Italia – CG28: alla riscoperta del “Vangelo di Don Bosco”

27 Febbraio 2020

(ANS – Torino) – “Se Maometto non va alla montagna, la montagna va a Maometto”. L’antico proverbio si è realizzato all’inizio della giornata di ieri, mercoledì 26 febbraio. Poiché il previsto pellegrinaggio dei capitolari a Chieri e al Colle Don Bosco non si è potuto effettuare per disposizioni di salute pubblica, il Direttore di Chieri, don Eligio Caprioglio, è approdato nell’aula magna del Capitolo e ha presentato un vivo ritratto della città che ha accolto l’adolescente Giovanni Bosco.
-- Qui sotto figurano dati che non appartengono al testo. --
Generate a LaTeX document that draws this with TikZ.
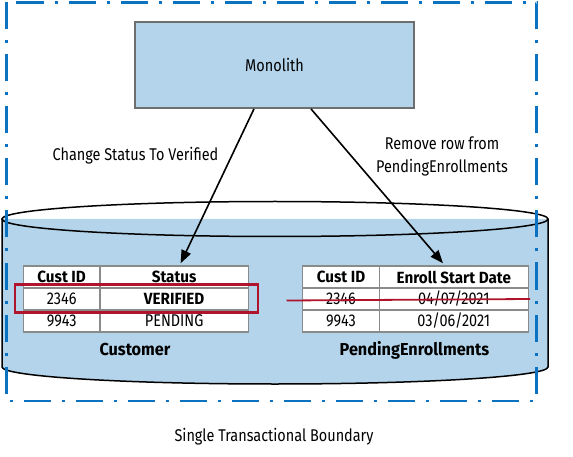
\documentclass[tikz,border=0pt]{standalone}
\usepackage{fontspec}
\setmainfont[FakeStretch=0.85, BoldFeatures={FakeStretch=0.94}]{Fira Sans}
\usetikzlibrary{arrows.meta}
\definecolor{fillblue}{HTML}{B3D4EA}
\definecolor{bndblue}{HTML}{0B72C2}
\definecolor{redmark}{HTML}{B0142C}
\definecolor{cellgray}{HTML}{8A8A8A}
\definecolor{monogray}{HTML}{6E6E6E}
\begin{document}
\begin{tikzpicture}[x=1pt,y=-1pt,
  every node/.style={font=\fontsize{17}{20}\selectfont, inner sep=0pt},
  monobox/.style={draw=monogray, line width=1.8pt, fill=fillblue, minimum width=279pt, minimum height=86pt},
  cell/.style={draw=cellgray, line width=1.5pt, fill=white, minimum height=22pt},
  colA/.style={cell, minimum width=76.7pt},
  colB/.style={cell, minimum width=148.3pt},
  colC/.style={cell, minimum width=149pt},
  hdr/.style={font=\fontsize{16.2}{20}\selectfont\bfseries},
  tlabel/.style={font=\fontsize{17.3}{20}\selectfont\bfseries},
  arr/.style={line width=1.6pt, -{Triangle[length=13pt,width=10pt]}},
  cylline/.style={draw=black, line width=1.5pt},
  bnd/.style={draw=bndblue, line width=2.8pt, dash pattern=on 27pt off 11pt on 3pt off 11pt},
  redbox/.style={draw=redmark, line width=2.8pt},
  strike/.style={draw=redmark, line width=1.8pt}
]
\useasboundingbox (0,0) rectangle (573,457);
% cylinder
\fill[fillblue] (2,219) -- (2,367) arc[start angle=180, end angle=360, x radius=273pt, y radius=17pt] -- (548,219) -- cycle;
\draw[cylline] (2,219) -- (2,367) arc[start angle=180, end angle=360, x radius=273pt, y radius=17pt] -- (548,219);
\draw[cylline] (275,219) ellipse [x radius=273pt, y radius=17.5pt];
% Customer table
\node[colA,hdr] (c1h1) at (61.65,277) {Cust ID};
\node[colB,hdr] (c1h2) at (174.15,277) {Status};
\node[colA] (c1a1) at (61.65,299) {2346};
\node[colB,hdr] (c1a2) at (174.15,299) {VERIFIED};
\node[colA] (c1b1) at (61.65,321) {9943};
\node[colB] (c1b2) at (174.15,321) {PENDING};
% Pending table
\node[colA,hdr] (p1h1) at (341,277) {Cust ID};
\node[colC,hdr] (p1h2) at (453.8,277) {Enroll Start Date};
\node[colA] (p1a1) at (341,299) {2346};
\node[colC] (p1a2) at (453.8,299) {04/07/2021};
\node[colA] (p1b1) at (341,321) {9943};
\node[colC] (p1b2) at (453.8,321) {03/06/2021};
% marks
\draw[redbox] (15,284.5) rectangle (258,312.5);
\coordinate (sA) at (286.5,300.5);
\coordinate (sB) at (530,299);
\draw[strike] (sA) -- (sB);
% table labels
\node[tlabel] (custlbl) at (135,350) {Customer};
\node[tlabel] (penlbl) at (414.5,350) {PendingEnrollments};
% monolith
\node[monobox] (mono) at (274.5,65) {Monolith};
\draw[arr] ([xshift=-20.5pt]mono.south) -- ([xshift=6.5pt,yshift=2pt]c1h2.north);
\draw[arr] ([xshift=36.5pt]mono.south) -- ([xshift=-10.8pt,yshift=2pt]p1h2.north);
\node (lblL) at (135.5,156) {Change Status To Verified};
\node[align=center, font=\fontsize{17}{22.7}\selectfont] (lblR) at (442,156.5) {Remove row from\\PendingEnrollments};
% boundary
\draw[bnd] (6.5,2.5) rectangle (536.5,401);
\node (bndlbl) at (274,437) {Single Transactional Boundary};
\end{tikzpicture}
\end{document}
Lo ha fatto con entusiasmo, un bel video realizzato con i giovani, tanti oggetti ricordo lasciati ai Capitolari e vera commozione.
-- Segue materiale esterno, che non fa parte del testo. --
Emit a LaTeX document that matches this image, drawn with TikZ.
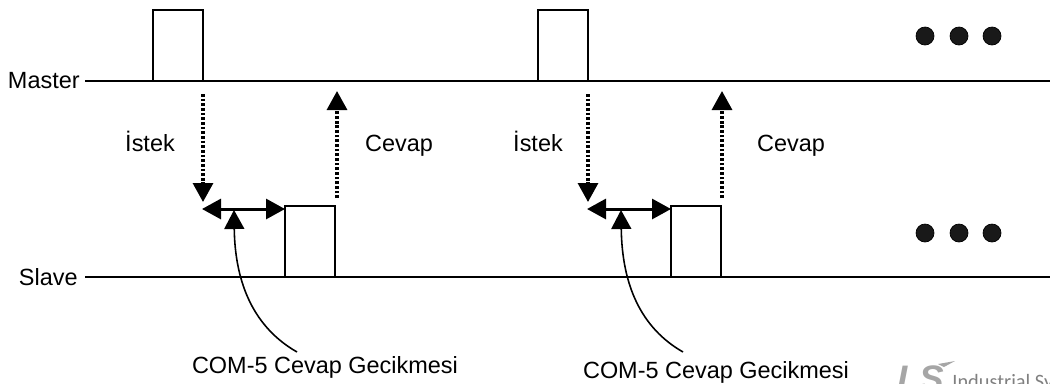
\documentclass[tikz,border=0pt]{standalone}
\usepackage{fontspec}
\setmainfont{Liberation Sans}
\newfontfamily\logofont{Carlito}
\usetikzlibrary{arrows.meta}

\tikzset{
    signal/.style={line width=1.3pt, black},
    pulsebox/.style={draw, line width=1.3pt, minimum width=1cm, minimum height=1.42cm, inner sep=0pt, outer sep=0pt, anchor=south west},
    flow/.style={->, line width=1.8pt, dash pattern=on 1.6pt off 1.05pt},
    delay/.style={<->, line width=1.7pt},
    pointer/.style={->, line width=0.9pt},
    dotmark/.style={circle, fill=black!90, draw=black, inner sep=0pt, minimum size=0.36cm},
    label/.style={font=\fontsize{13.35}{15}\selectfont, inner sep=0pt, anchor=base},
}

\begin{document}
\begin{tikzpicture}[x=0.02cm, y=-0.02cm, >={Triangle[length=3.8mm, width=4mm]}]

    \useasboundingbox (0,0) rectangle (1050,383);

    \node[label, anchor=base east] (master) at (80,88) {Master};
    \node[label, anchor=base east] (slave) at (78,285) {Slave};
    \coordinate (masterstart) at (85,81);
    \coordinate (slavestart) at (85,277);
    \coordinate (masterend) at (1050,81);
    \coordinate (slaveend) at (1050,277);
    \draw[signal] (masterstart) -- (masterend);
    \draw[signal] (slavestart) -- (slaveend);

    \node[pulsebox] (reqa) at (153,81) {};
    \node[pulsebox] (reqb) at (538,81) {};
    \node[pulsebox] (respa) at (285,277) {};
    \node[pulsebox] (respb) at (671,277) {};

    \coordinate (downatop) at (203,94);
    \coordinate (downabot) at (203,202);
    \coordinate (upabot) at (337,198);
    \coordinate (upatop) at (337,91);
    \coordinate (downbtop) at (588,94);
    \coordinate (downbbot) at (588,202);
    \coordinate (upbbot) at (722,198);
    \coordinate (upbtop) at (722,91);
    \draw[flow] (downatop) -- (downabot);
    \draw[flow] (upabot) -- (upatop);
    \draw[flow] (downbtop) -- (downbbot);
    \draw[flow] (upbbot) -- (upbtop);

    \node[label] (reqtexta) at (150,151) {İstek};
    \node[label] (resptexta) at (399,151) {Cevap};
    \node[label] (reqtextb) at (538,151) {İstek};
    \node[label] (resptextb) at (791,151) {Cevap};

    \coordinate (gapa) at (202,209);
    \coordinate (gapb) at (587,209);
    \draw[delay] (gapa) -- (respa.north west |- gapa);
    \draw[delay] (gapb) -- (respb.north west |- gapb);

    \node[label] (delaya) at (325,373) {COM-5 Cevap Gecikmesi};
    \node[label] (delayb) at (716,378) {COM-5 Cevap Gecikmesi};
    \coordinate (tipa) at (234,210);
    \coordinate (tipb) at (621,210);
    \coordinate (taila) at (297,352);
    \coordinate (tailb) at (683,352);
    \draw[pointer] (taila) .. controls (255,328) and (235,285) .. (tipa);
    \draw[pointer] (tailb) .. controls (641,328) and (622,285) .. (tipb);

    \node[dotmark] (mdota) at (925,36) {};
    \node[dotmark] (mdotb) at (959,36) {};
    \node[dotmark] (mdotc) at (992,36) {};
    \node[dotmark] (sdota) at (925,233) {};
    \node[dotmark] (sdotb) at (959,233) {};
    \node[dotmark] (sdotc) at (992,233) {};

    \node[black!35, anchor=base west, inner sep=0pt, font=\fontsize{21}{23}\selectfont\bfseries\itshape] (logo) at (897,391) {LS};
    \fill[black!35] (938,364) -- (955,361) -- (944,367) -- cycle;
    \node[black!50, anchor=base west, inner sep=0pt, font=\fontsize{11.6}{12}\logofont] (company) at (952,388) {Industrial Sy};

\end{tikzpicture}
\end{document}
La giornata di ritiro per il mercoledì delle Ceneri, è poi stata aperta da una toccante e lucida meditazione di Don Pascual Chávez sulla “Lettera da Roma” di Don Bosco. “La lettera di Roma è il ‘Vangelo di Don Bosco’, respira l’aria degli inizi, che continuano ad essere ‘normativi’ e non semplicemente ‘aneddotici’, ed invita alla conversione spirituale (a Dio), pastorale (ai giovani), strutturale (rendendo più evangelizzatrici le nostre presenze sì da portare i giovani a Cristo e alla Chiesa)”.

È qui che troviamo quella splendida frase di Don Bosco: “Che i giovani non solo siano amati, ma che essi stessi conoscano di essere amati”.

“È, certamente, il significato più trasparente della lettera, enunciazione del grande principio che potremmo chiamare la ‘visibilità dell’amore’” suggerisce Don Chávez. Nei testi del Nuovo Testamento l’amore è associato alla luce, come irradiazione della Luce stessa che è Dio.

E l’amore che i salesiani dimostrano per i giovani si potrebbe paragonare ad una piccola Trasfigurazione.

Occorre dunque verificare, imparare, inventare i linguaggi dell’amore, di cui il salesiano deve essere un appassionato cultore, nel senso che don Bosco dava a questa parola: “preoccupazione, impegno, passione”.

“Oggi, è questa – continua Don Chávez – la fondamentale sfida dell’educatore: far capire che ama davvero, che ama per sempre, che ama tutto di quell’umano che gli appare innanzi e che si palesa e si modifica con l’andar del tempo; dimostrare che ama anche a fronte del rifiuto, della dimenticanza, della distorsione o dell’utilizzo profittatore; e convincere così all’amore, ossia far nascere l’interiore convinzione che si è degni di amore, e, ancor più, che si è capaci di amore (ed è la percezione del proprio inalienabile valore, è il fondamento della propria dignità, è la radice di ogni autentica speranza); e far intuire (ma questo è anche grazia) che esiste una Sorgente, che è per me e per te, sempre aperta e disponibile, mai esauribile nella sua inesausta ricchezza”.

La genialità pedagogica di Don Bosco si esprime nell’altra straordinaria frase: “Che essendo amati in quelle cose che loro piacciono col partecipare alle loro inclinazioni infantili, imparino a vedere l’amore in quelle cose che naturalmente loro piacciono poco; quali la disciplina, lo studio, la mortificazione di se stessi e queste cose imparino a far con amore”.

“C’è dunque un elemento di razionalità che deve intervenire, ossia un bisogno di conoscenza che deve prendere e guidare l’educatore salesiano: ed è conoscere i giovani, comprendere le situazioni, le domande, le esigenze per sapervi far fronte”.

L’amore diventa, nelle due direzioni: incontro, fiducia, operosa collaborazione cordiale e soprattutto la gioia e la felicità di “star bene insieme”.

E per Don Bosco la felicità è una via privilegiata per la evangelizzazione (“vedervi felici nel tempo e nell’eternità”) e una strada che apre a Dio.